Pendiri Institut Penulis Pro Indonesia | Perintis sertifikasi penulis dan editor di Indonesia | Penyuka kopi dan seorang editor kopi.

Selanjutnya

Tutup

Sosbud Artikel Utama

Beginilah Kolaborasi dalam Jagat Penulisan

11 September 2018   07:18 Diperbarui: 11 September 2018   09:59 1726
+
Laporkan Konten
Laporkan Akun
Kompasiana adalah platform blog. Konten ini menjadi tanggung jawab bloger dan tidak mewakili pandangan redaksi Kompas.
Lihat foto
Foto: Rawpixel on Unsplash

Seorang penulis mengontak saya. Ia dihubungi oleh  temannya yang mengetahui bahwa ia seorang penulis dan pernah menjuarai  beberapa lomba. Sang teman mengatakan bahwa ia memiliki sebuah ide untuk  penulisan novel. Singkat cerita si penulis ditawari untuk mewujudkan  idenya itu ke dalam novel. Namun, sebelum novel dikerjakan, teman si  penulis itu bertanya: "Berapa royalti yang akan dibayarkan kepada saya?"

Tentu saja ini aneh dalam jagat penulisan. Dia yang meminta tolong kok malah dia yang meminta bayaran.
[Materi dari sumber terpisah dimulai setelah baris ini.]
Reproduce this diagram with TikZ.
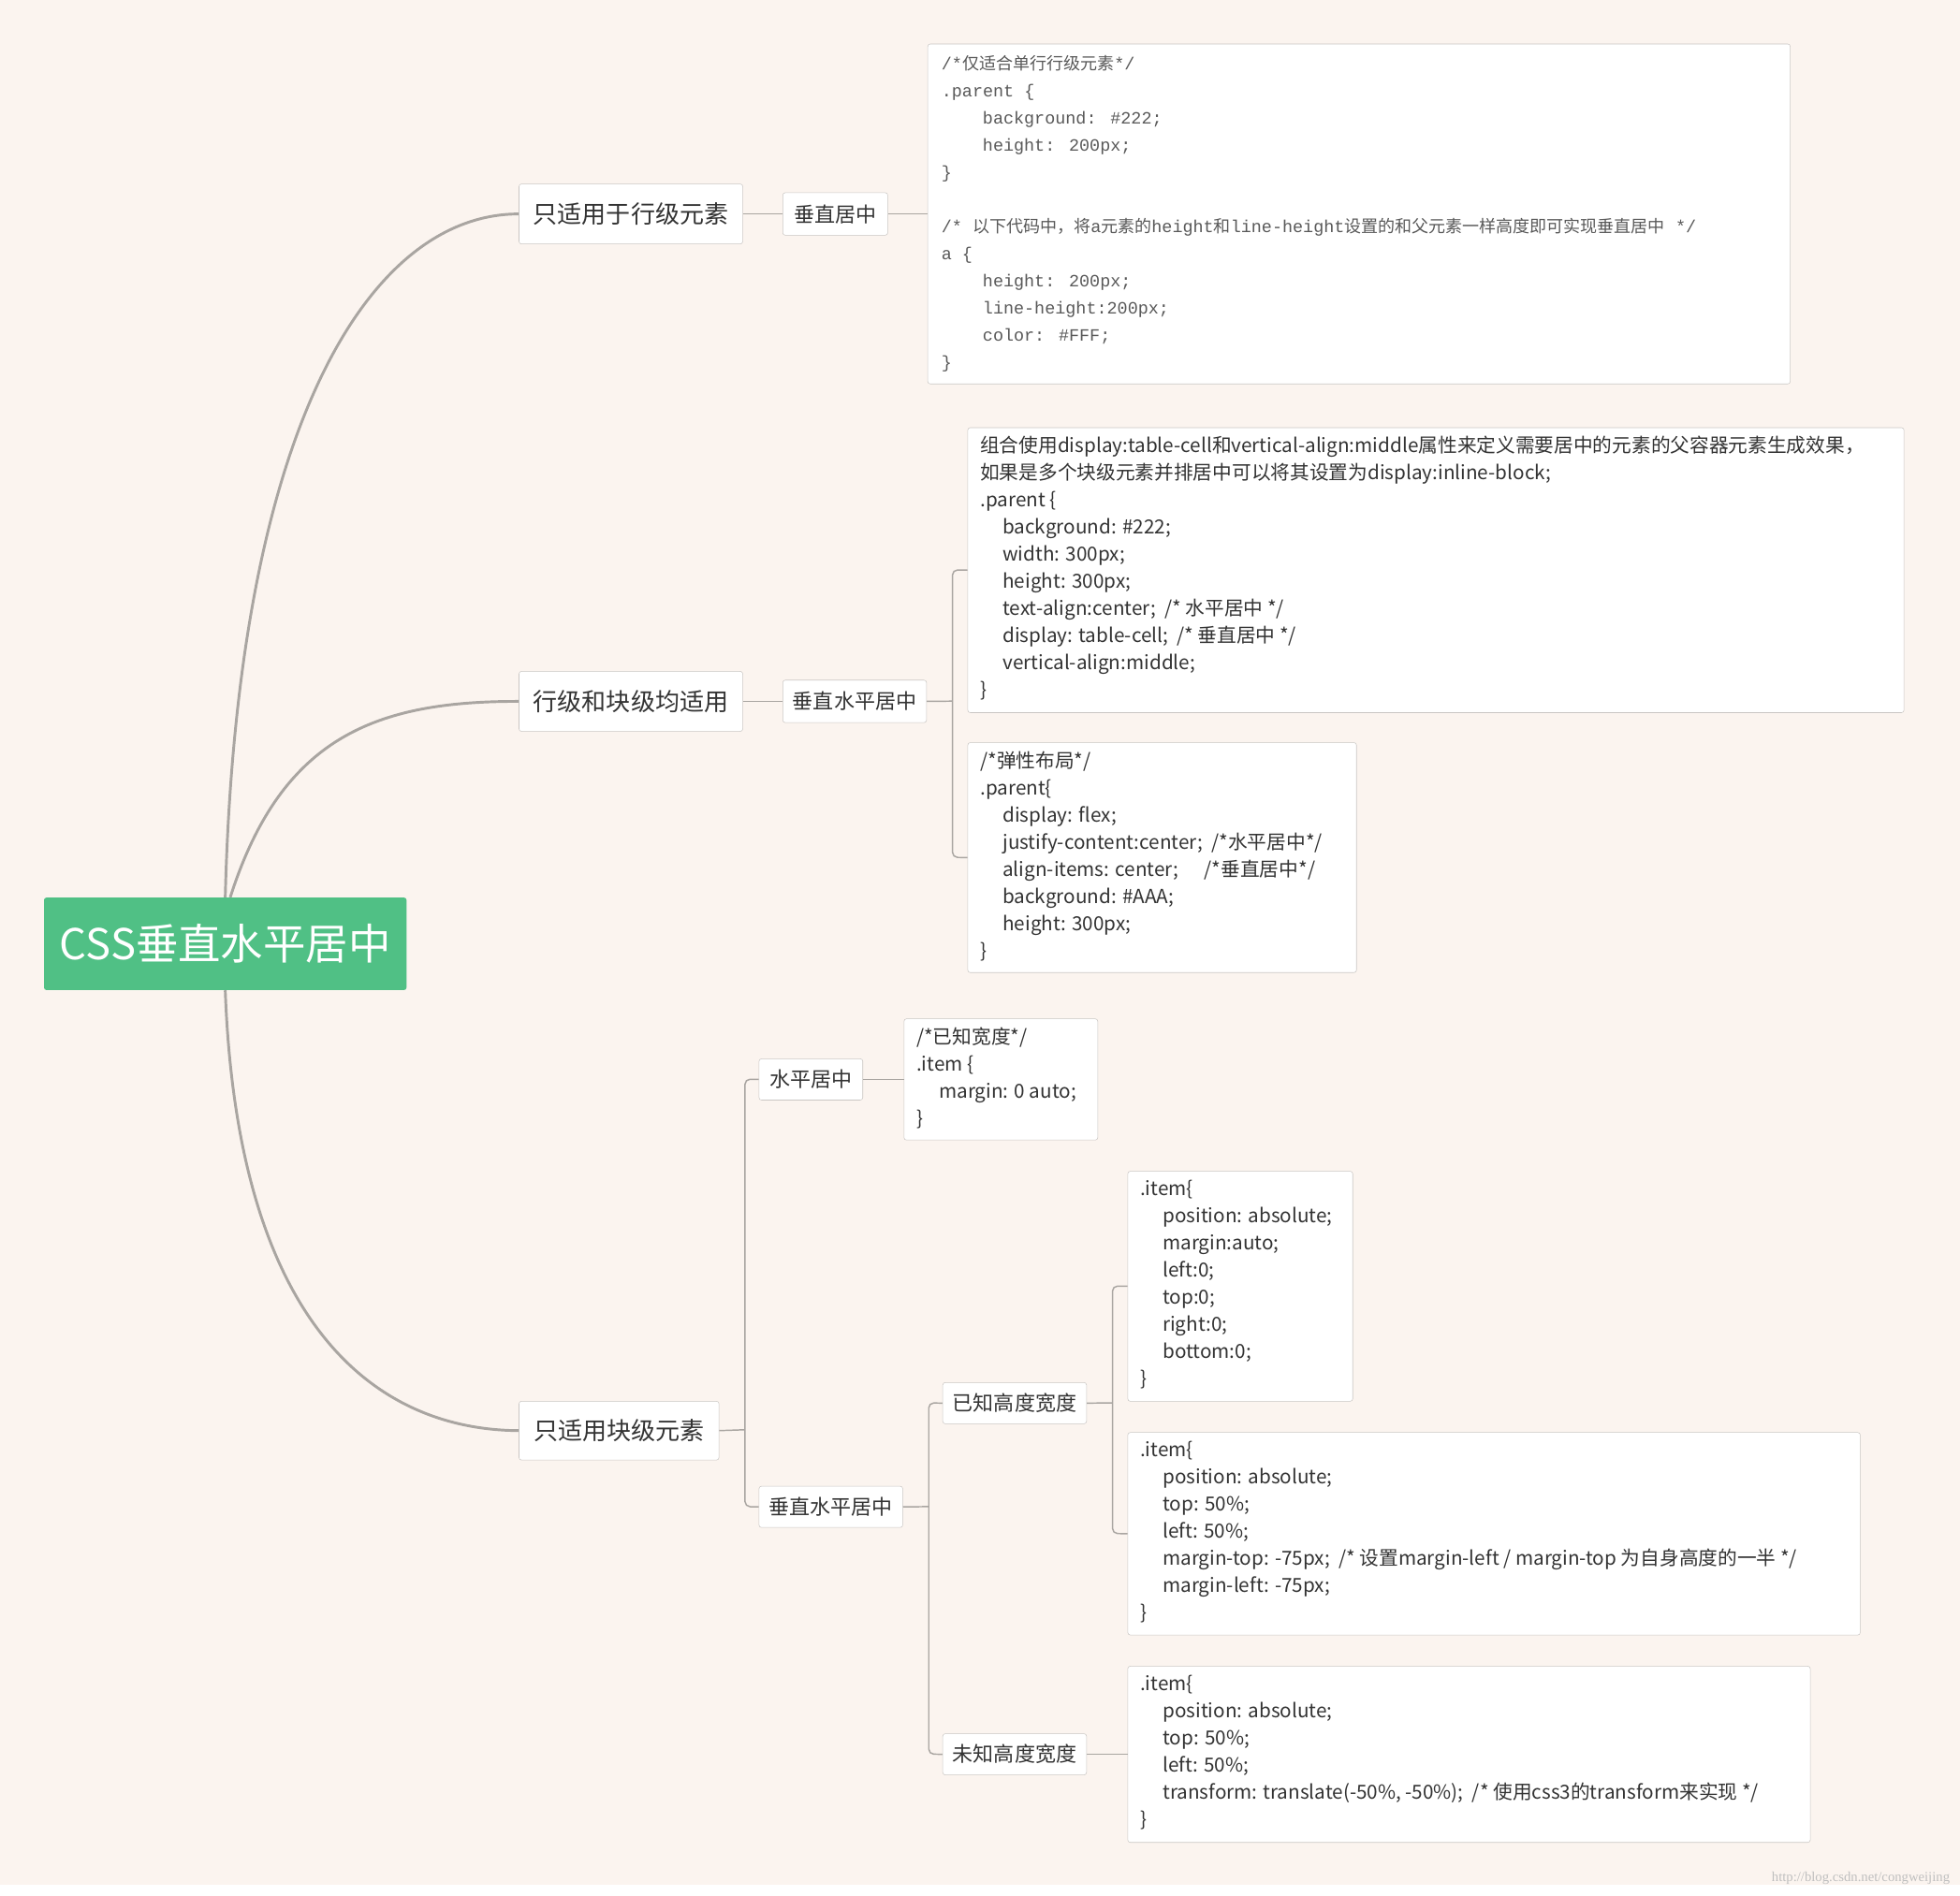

Alhasil, dimaklumi saja bahwa ini bagian  dari ketidakpahaman seseorang tentang ide dan karya. Ide sehebat apa pun  selama belum berwujud menjadi karya tidaklah ada gunanya. Bahkan, ide  yang tidak berwujud tidaklah dilindungi oleh Undang-Undang Hak Cipta.

Memang  ada kasus-kasus khusus seperti selebritas atau tokoh yang diketahui  memiliki sejarah hidup menarik. Para penerbit akan memburu sosok itu  untuk dibukukan dan bahkan berani membayar di muka untuk  aubobiografinya. Jadi, ini kekecualian. Adapun teman si penulis tadi  bukanlah seorang figur publik yang memiliki kisah hidup dramatis sehingga memiliki nilai jual.

Dalam  jagat penulisan, kolaborasi itu biasa antara pemilik gagasan dan  penulis profesional (literator). Para penulis diposisikan sebagai  pemberi jasa sekaligus konsultan. Untuk hal ini mereka akan menerima  upah atau imbalan yang dapat dibayarkan dengan beberapa cara. Ada jasa  yang dibayar langsung per proyek, ada pula yang dibayar per halaman  hasil karya, dan yang terakhir jarang terjadi di Indonesia adalah  dibayar per jam.

Kolaborasi dalam dunia penulisan terjadi ketika seorang pemilik gagasan yang diistilahkan author dalam bahasa Inggris memiliki keterbatasan dalam soal menulis.  Misalnya, ia tidak terlalu piawai menggunakan bahasa populer atau ia  memang tidak memiliki waktu. Maka dari itu, ada tiga pilihan bagi sang author untuk melakukan kolaborasi dengan orang lain.

Pertama, seorang author dapat menggunakan jasa ghostwriter (penulis bayangan) jika sang author tetap ingin namanya yang dikreditkan (dicantumkan) di dalam buku,  apakah itu di kover buku atau di halaman keterangan penerbitan (imprint) buku. Penulis bayangan akan mendapatkan upah atau imbalan atas kerja tersebut yaitu menuangkan gagasan si author ke dalam berbagai bentuk buku, termasuk novel. 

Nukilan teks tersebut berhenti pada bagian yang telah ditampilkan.